Towards Socially and Morally Aware RL agent: Reward Design With LLM

Zhaoyue Wang
2024-05-31
Abstract:When we design and deploy an Reinforcement Learning (RL) agent, reward functions motivates agents to achieve an objective. An incorrect or incomplete specification of the objective can result in behavior that does not align with human values - failing to adhere with social and moral norms that are ambiguous and context dependent, and cause undesired outcomes such as negative side effects and exploration that is unsafe. Previous work have manually defined reward functions to avoid negative side effects, use human oversight for safe exploration, or use foundation models as planning tools. This work studies the ability of leveraging Large Language Models (LLM)' understanding of morality and social norms on safe exploration augmented RL methods. This work evaluates language model's result against human feedbacks and demonstrates language model's capability as direct reward signals.
Artificial Intelligence
What problem does this paper attempt to address?
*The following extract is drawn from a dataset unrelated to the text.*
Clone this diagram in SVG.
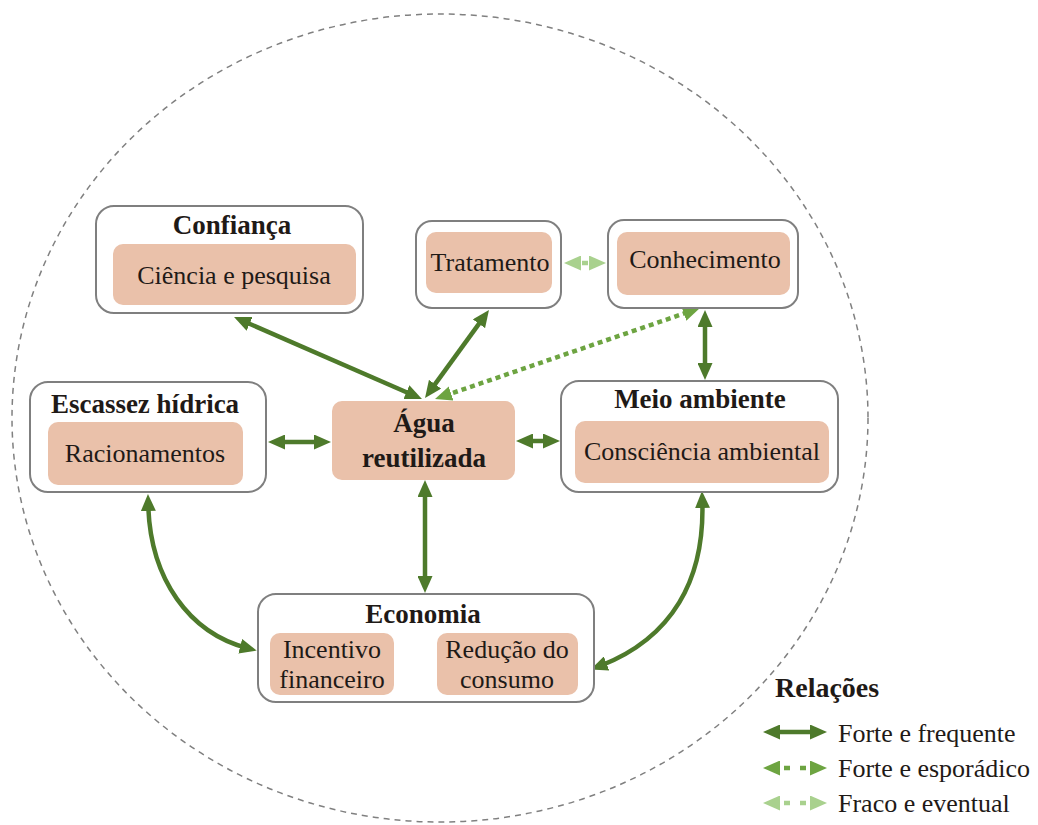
<svg xmlns="http://www.w3.org/2000/svg" width="1038" height="825" viewBox="0 0 1038 825">
<defs>
<style>
.outer{fill:#ffffff;stroke:#7f7f7f;stroke-width:2}
.inner{fill:#eac1aa;stroke:none}
.t{fill:#1f1a17;text-anchor:middle}
.r{font-size:26px}
.b{font-size:27px;font-weight:bold}
.solid{fill:none;stroke:#4e7a2b;stroke-width:4.5;marker-start:url(#hd);marker-end:url(#hd)}
.med{fill:none;stroke:#6da441;stroke-width:4.5;stroke-dasharray:5 4;marker-start:url(#hm);marker-end:url(#hm)}
.light{fill:none;stroke:#a9d18e;stroke-width:4.5;marker-start:url(#hl);marker-end:url(#hl)}
</style>
<marker id="hd" viewBox="0 0 17 15" markerWidth="17" markerHeight="15" refX="7" refY="7.5" markerUnits="userSpaceOnUse" orient="auto-start-reverse"><path d="M0,0 L17,7.5 L0,15 Z" fill="#4e7a2b"/></marker>
<marker id="hm" viewBox="0 0 17 15" markerWidth="17" markerHeight="15" refX="7" refY="7.5" markerUnits="userSpaceOnUse" orient="auto-start-reverse"><path d="M0,0 L17,7.5 L0,15 Z" fill="#6da441"/></marker>
<marker id="hl" viewBox="0 0 17 15" markerWidth="17" markerHeight="15" refX="7" refY="7.5" markerUnits="userSpaceOnUse" orient="auto-start-reverse"><path d="M0,0 L17,7.5 L0,15 Z" fill="#a9d18e"/></marker>
</defs>
<rect width="1038" height="825" fill="#ffffff"/>
<ellipse id="boundary" cx="440" cy="418" rx="428" ry="404" fill="none" stroke="#808080" stroke-width="1.5" stroke-dasharray="6 5"/>

<g id="connectors">
<path class="solid" d="M243.2,321 L412.8,395"/>
<path class="solid" d="M483.1,318.1 L430.9,389.9"/>
<path class="med" d="M444.5,395.8 L690.5,311.3"/>
<path class="solid" d="M705,320 L705,370"/>
<path class="solid" d="M278,442 L321,442"/>
<path class="solid" d="M526,441 L550,441"/>
<path class="solid" d="M425,490 L425,583"/>
<path class="solid" d="M148.2,504 C150,580 190,633 247,648"/>
<path class="solid" d="M702.3,501 C705,580 672,638 600,666"/>
<path class="solid" d="M404,666 L427,666"/>
<path class="light" style="stroke-dasharray:0 8 6 100" d="M574,263 L596,263"/>
</g>

<g font-family="'Liberation Serif', 'DejaVu Serif', 'Times New Roman', serif">
<g id="confianca">
<rect class="outer" x="96" y="206" width="267" height="107" rx="18"/>
<rect class="inner" x="113" y="244" width="243" height="61" rx="10"/>
<text class="t b" x="232" y="234">Confiança</text>
<text class="t r" x="234" y="284">Ciência e pesquisa</text>
</g>

<g id="tratamento">
<rect class="outer" x="416" y="221" width="145" height="87" rx="16"/>
<rect class="inner" x="426" y="232" width="126" height="61" rx="10"/>
<text class="t r" x="490" y="271">Tratamento</text>
</g>

<g id="conhecimento">
<rect class="outer" x="608" y="220" width="190" height="88" rx="16"/>
<rect class="inner" x="617" y="232" width="173" height="63" rx="10"/>
<text class="t r" x="705" y="268">Conhecimento</text>
</g>

<g id="escassez">
<rect class="outer" x="30" y="382" width="236" height="110" rx="18"/>
<rect class="inner" x="48" y="422" width="195" height="63" rx="10"/>
<text class="t b" x="145" y="413">Escassez hídrica</text>
<text class="t r" x="145" y="462">Racionamentos</text>
</g>

<g id="agua">
<rect class="inner" x="332" y="401" width="183" height="79" rx="10"/>
<text class="t b" x="424" y="432" font-size="28">Água</text>
<text class="t b" x="424" y="467" font-size="28">reutilizada</text>
</g>

<g id="meio-ambiente">
<rect class="outer" x="561" y="381" width="277" height="111" rx="18"/>
<rect class="inner" x="575" y="421" width="254" height="62" rx="10"/>
<text class="t b" x="700" y="408">Meio ambiente</text>
<text class="t r" x="702" y="460">Consciência ambiental</text>
</g>

<g id="economia">
<rect class="outer" x="258" y="594" width="336" height="108" rx="18"/>
<text class="t b" x="423" y="623">Economia</text>
<g id="incentivo">
<rect class="inner" x="270" y="633" width="124" height="62" rx="10"/>
<text class="t r" x="332" y="658">Incentivo</text>
<text class="t r" x="332" y="688">financeiro</text>
</g>
<g id="reducao">
<rect class="inner" x="437" y="633" width="141" height="62" rx="10"/>
<text class="t r" x="507" y="658">Redução do</text>
<text class="t r" x="507" y="688">consumo</text>
</g>
</g>

<g id="legend">
<text x="775" y="697" font-size="28" font-weight="bold" fill="#1f1a17">Relações</text>
<path class="solid" d="M773,732 L817,732"/>
<path class="med" style="stroke-dasharray:0 11 6 10 6 100" d="M773,768 L817,768"/>
<path class="light" style="stroke-dasharray:0 11 6 10 6 100" d="M773,803 L817,803"/>
<text x="838" y="742" font-size="26" fill="#1f1a17">Forte e frequente</text>
<text x="838" y="777" font-size="26" fill="#1f1a17">Forte e esporádico</text>
<text x="838" y="812" font-size="26" fill="#1f1a17">Fraco e eventual</text>
</g>
</g>
</svg>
This paper attempts to address the problem of how to align the behavior of reinforcement learning (RL) agents with human values, particularly avoiding actions that violate social and moral norms, during the design and deployment of RL agents. Specifically, the paper focuses on the following points: 1. **Design of the reward function**: Traditional methods of manually defining reward functions may not fully cover all scenarios, leading to behaviors that do not align with human values when agents pursue their goals, such as negative side effects or unsafe exploration behaviors. 2. **Adherence to social and moral norms**: Social and moral norms are often ambiguous and context-dependent, making it very difficult to ensure that agent behavior conforms to these norms through traditional methods. 3. **Safe exploration**: During the exploration process, agents may take actions that are harmful to the environment or themselves, especially during trial-and-error learning. Ensuring the safety of the exploration process is an important issue. To address the above challenges, the paper proposes a new approach that leverages the ability of large language models (LLMs) to understand social and moral norms to enhance RL methods. The aim is to enable agents to explore the environment more safely and avoid negative side effects. Experiments have validated the effectiveness of using language models as direct reward signals and their ability to guide agents to take actions that better align with social and moral norms.